As a demonstration, we plotted Ct versus viral load for a more-or-less random group of eight assays reported in the academic literature. The vast majority of these have similar slopes because they all use PCR, which at 100% efficiency doubles the amplified product with each cycle. However, they have very different intercept Ct counts. A reported 20Ct for the most sensitive protocol implies a relatively less transmissible 1,000 to 10,000 (103-104) copies/ml in the sample, while an apparently identical 20Ct for the least sensitive protocol means a highly infectious 10,000,000,000 (1010) copies/ml in the sample. At 100,000 (105) viral copies/ml Ct counts vary from 18Ct to 32Ct. To talk of viral load only in Ct terms is both misleading and effectively meaningless beyond the bounds of any one individual assay protocol, unless the standard curve is created and Ct translated to viral load. (There still remain non-analytic issues that can erode comparability, for example: SARS-C0V-2 is tissue resident so the load available to sample from the respiratory tract may not directly reflect active virus driving clinical outcomes for the patient and their risk of transmissibility.)
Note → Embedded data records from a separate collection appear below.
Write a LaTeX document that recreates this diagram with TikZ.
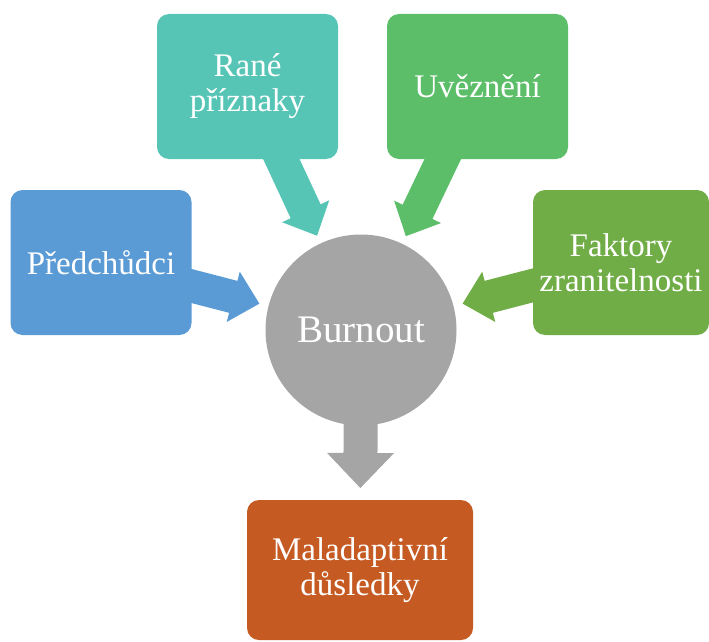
\documentclass[tikz,border=0pt]{standalone}
\usepackage{fontspec}
\setmainfont{Liberation Serif}
\usetikzlibrary{calc,backgrounds}

\definecolor{predblue}{HTML}{5B9BD5}
\definecolor{ranteal}{HTML}{57C5B6}
\definecolor{uvgreen}{HTML}{5CBE69}
\definecolor{fakgreen}{HTML}{70AD47}
\definecolor{malorange}{HTML}{C55A22}
\definecolor{burngray}{HTML}{A5A5A5}

% fat block arrow: colour, from, to, half shaft, half head, head length
\newcommand{\fatarrow}[6]{%
  \coordinate (fa-b) at ($(#3)!#6!(#2)$);
  \fill [#1] ($(#2)!#4!90:(#3)$) -- ($(fa-b)!#4!-90:(#2)$)
    -- ($(fa-b)!#5!-90:(#2)$) -- (#3) -- ($(fa-b)!#5!90:(#2)$)
    -- ($(fa-b)!#4!90:(#2)$) -- ($(#2)!#4!-90:(#3)$) -- cycle;}

\tikzset{
  box/.style={rounded corners=12pt, minimum width=181pt, minimum height=145pt,
    inner sep=0pt, text=white, align=center,
    font=\fontsize{33}{35}\selectfont},
}

\begin{document}
\begin{tikzpicture}[x=1pt,y=-1pt]
            \useasboundingbox (0,0) rectangle (709,642);

            \node [box,fill=predblue] (pred) at (101,262.5) {Předchůdci};
            \node [box,fill=ranteal] (rane) at (247.5,86.5) {Rané\\příznaky};
            \node [box,fill=uvgreen] (uvez) at (477.5,86.5) {Uvěznění};
            \node [box,fill=fakgreen,minimum width=176pt] (fakt) at (621,262.5)
               {Faktory\\zranitelnosti};
            \node [box,fill=malorange,minimum width=226pt,minimum height=140pt]
               (malad) at (360,570) {Maladaptivní\\důsledky};
            \node [circle,fill=burngray,minimum size=191pt,inner sep=0pt,
               text=white,font=\fontsize{39}{41}\selectfont]
               (burn) at (361,330) {Burnout};

            \coordinate (tip1) at ($(burn.center)!105pt!(pred.center)$);
            \coordinate (tip2) at ($(burn.center)!104pt!(rane.center)$);
            \coordinate (tip3) at ($(burn.center)!104pt!(uvez.center)$);
            \coordinate (tip4) at ($(burn.center)!105pt!(fakt.center)$);
            \coordinate (tip5) at ($(burn.center)!158pt!(malad.center)$);

            \begin{pgfonlayer}{background}
               \fatarrow{predblue}{pred.center}{tip1}{16.5pt}{26pt}{27pt}
               \fatarrow{ranteal}{rane.center}{tip2}{16.5pt}{26pt}{27pt}
               \fatarrow{uvgreen}{uvez.center}{tip3}{16.5pt}{26pt}{27pt}
               \fatarrow{fakgreen}{fakt.center}{tip4}{16.5pt}{26pt}{27pt}
               \fatarrow{burngray}{burn.center}{tip5}{17pt}{33.5pt}{35pt}
            \end{pgfonlayer}
         \end{tikzpicture}
\end{document}
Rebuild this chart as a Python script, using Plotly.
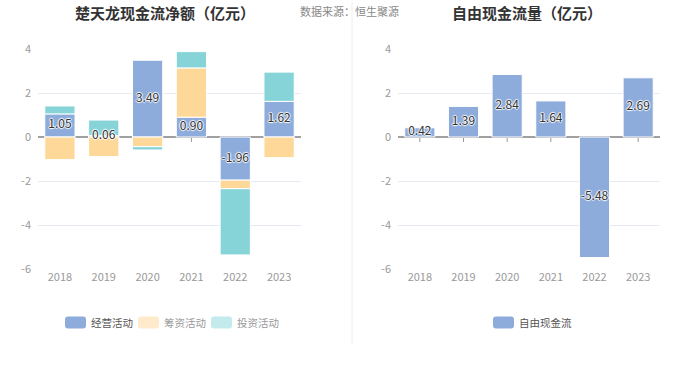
import plotly.graph_objects as go

years = ["2018", "2019", "2020", "2021", "2022", "2023"]
operating = [1.05, 0.06, 3.49, 0.90, -1.96, 1.62]
financing = [-1.03, -0.89, -0.44, 2.24, -0.39, -0.94]
investing = [0.36, 0.71, -0.15, 0.74, -3.01, 1.33]
free_cf = [0.42, 1.39, 2.84, 1.64, -5.48, 2.69]
y_ticks = [-6, -4, -2, 0, 2, 4]

BLUE = "#8dacdb"
ORANGE = "#fed899"
TEAL = "#86d4d7"
FONT = "Noto Sans CJK SC"
W, H = 700.0, 377.0

fig = go.Figure()

label_font = dict(family=FONT, size=12, color="#333333",
                  shadow="1px 0px 1px white, -1px 0px 1px white, 0px 1px 1px white, 0px -1px 1px white")

fig.add_trace(go.Bar(
    x=years, y=operating, name="经营活动", marker=dict(color=BLUE, line=dict(width=1, color="white")),
    xaxis="x", yaxis="y", hoverinfo="x+y"))
fig.add_trace(go.Bar(
    x=years, y=financing, name="筹资活动", marker=dict(color=ORANGE, line=dict(width=1, color="white")),
    xaxis="x", yaxis="y", hoverinfo="x+y"))
fig.add_trace(go.Bar(
    x=years, y=investing, name="投资活动", marker=dict(color=TEAL, line=dict(width=1, color="white")),
    xaxis="x", yaxis="y", hoverinfo="x+y"))
fig.add_trace(go.Scatter(
    x=years, y=[v / 2 for v in operating], mode="text", text=[f"{v:.2f}" for v in operating],
    textfont=label_font, textposition="middle center", cliponaxis=False,
    xaxis="x", yaxis="y", hoverinfo="skip"))

fig.add_trace(go.Bar(
    x=years, y=free_cf, name="自由现金流", marker=dict(color=BLUE, line=dict(width=1, color="white")),
    xaxis="x2", yaxis="y2", hoverinfo="x+y"))
fig.add_trace(go.Scatter(
    x=years, y=[v / 2 for v in free_cf], mode="text", text=[f"{v:.2f}" for v in free_cf],
    textfont=label_font, textposition="middle center", cliponaxis=False,
    xaxis="x2", yaxis="y2", hoverinfo="skip"))

ytop = (H - 49) / H
ybot = (H - 269) / H

axis_common_y = dict(
    range=[-6, 4], tickvals=y_ticks, ticktext=[str(v) for v in y_ticks],
    showgrid=True, gridcolor="#e6eaf2", gridwidth=1,
    zeroline=True, zerolinecolor="#a0a0a0", zerolinewidth=1.5,
    tickfont=dict(family=FONT, size=11, color="#999999"), ticks="", showline=False,
    domain=[ybot, ytop], fixedrange=True, ticklabelstandoff=6, automargin=False)
axis_common_x = dict(
    tickfont=dict(family=FONT, size=11, color="#999999"), showgrid=False, showline=False,
    ticks="", zeroline=False, fixedrange=True, type="category", automargin=False,
    categoryorder="array", categoryarray=years, range=[-0.5, len(years) - 0.5])

shapes = [
    dict(type="line", xref="paper", yref="paper", x0=352 / W, x1=352 / W,
         y0=(H - 345) / H, y1=(H - 2) / H, line=dict(color="#eeeeee", width=1)),
]
for xr, yr in (("x", "y"), ("x2", "y2")):
    for i in range(len(years)):
        shapes.append(dict(type="line", xref=xr, yref=yr, x0=i, x1=i,
                           ysizemode="pixel", yanchor=0, y0=0, y1=-5, layer="between",
                           line=dict(color="#999999", width=1)))


def rounded_rect(x0, y0, w, h, r, color):
    # pixel coords (top-left origin) -> paper path
    def px(x):
        return x / W

    def py(y):
        return (H - y) / H
    x1, y1 = x0 + w, y0 + h
    path = (f"M {px(x0 + r)},{py(y0)} L {px(x1 - r)},{py(y0)} Q {px(x1)},{py(y0)} {px(x1)},{py(y0 + r)} "
            f"L {px(x1)},{py(y1 - r)} Q {px(x1)},{py(y1)} {px(x1 - r)},{py(y1)} "
            f"L {px(x0 + r)},{py(y1)} Q {px(x0)},{py(y1)} {px(x0)},{py(y1 - r)} "
            f"L {px(x0)},{py(y0 + r)} Q {px(x0)},{py(y0)} {px(x0 + r)},{py(y0)} Z")
    return dict(type="path", xref="paper", yref="paper", path=path,
                fillcolor=color, line=dict(width=0))


legend_items = [
    (65, "经营活动", BLUE, "#555555"),
    (138, "筹资活动", "#ffebcc", "#999999"),
    (211, "投资活动", "#c3ebed", "#999999"),
    (493, "自由现金流", BLUE, "#555555"),
]
annotations = [
    dict(text="<b>楚天龙现金流净额（亿元）</b>", x=165 / W, y=(H - 12) / H, xref="paper", yref="paper",
         xanchor="center", yanchor="middle", showarrow=False,
         font=dict(family=FONT, size=15, color="#333333")),
    dict(text="数据来源：恒生聚源", x=298 / W, y=(H - 11) / H, xref="paper", yref="paper",
         xanchor="left", yanchor="middle", showarrow=False,
         font=dict(family=FONT, size=11, color="#888888")),
    dict(text="<b>自由现金流量（亿元）</b>", x=527 / W, y=(H - 12) / H, xref="paper", yref="paper",
         xanchor="center", yanchor="middle", showarrow=False,
         font=dict(family=FONT, size=15, color="#333333")),
]
for x0, name, sw, tc in legend_items:
    shapes.append(rounded_rect(x0, 316.5, 21, 12, 3, sw))
    annotations.append(dict(text=name, x=(x0 + 24) / W, y=(H - 322.5) / H, xref="paper", yref="paper",
                            xanchor="left", yanchor="middle", showarrow=False,
                            font=dict(family=FONT, size=10.5, color=tc)))

fig.update_layout(
    width=700, height=377, paper_bgcolor="white", plot_bgcolor="white",
    margin=dict(l=0, r=0, t=0, b=0, autoexpand=False), barmode="relative", bargap=0.31,
    font=dict(family=FONT), showlegend=False,
    xaxis=dict(domain=[38 / W, 301 / W], anchor="y", **axis_common_x),
    yaxis=dict(anchor="x", **axis_common_y),
    xaxis2=dict(domain=[398 / W, 660 / W], anchor="y2", **axis_common_x),
    yaxis2=dict(anchor="x2", **axis_common_y),
    annotations=annotations,
    shapes=shapes,
)

fig.write_html("out.html", post_script="document.body.style.margin='0';",
               config={"displayModeBar": False})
All labs do calculate a standard curve as part of assay/instrument calibration for FDA-cleared, quantitative assays. However, this type of calibration is not required and rarely performed for qualitative assays, even if, as in, qPCR assays are inherently and robustly quantitative. Current SARS-CoV-2 assays are approved only for yes or no answers. The FDA has never before allowed reporting of a quantitative result from a qualitative viral test without requiring the calibrated standard curve in viral copies/ml on which the yes/no answer is based, and therefore allowing cross-assay comparison. SARS-CoV-2 calibration curves for each individual assay are straightforward to establish with the appropriate standards. Many are commercially available or have been established by clinical laboratories with an interest in robust understanding of the performance of their SARS-CoV-2 PCR assays. However, this essential data is rarely reported. Some clues appear in limit of detection claims, but very few standard curves are published outside academic literature. It is frustrating and tragic that the major (perhaps only) advantage of qPCR is ignored. Practices must change to require a standardized viral load measure is routinely reported to physicians, epidemiologists and patients to inform their critical decisions.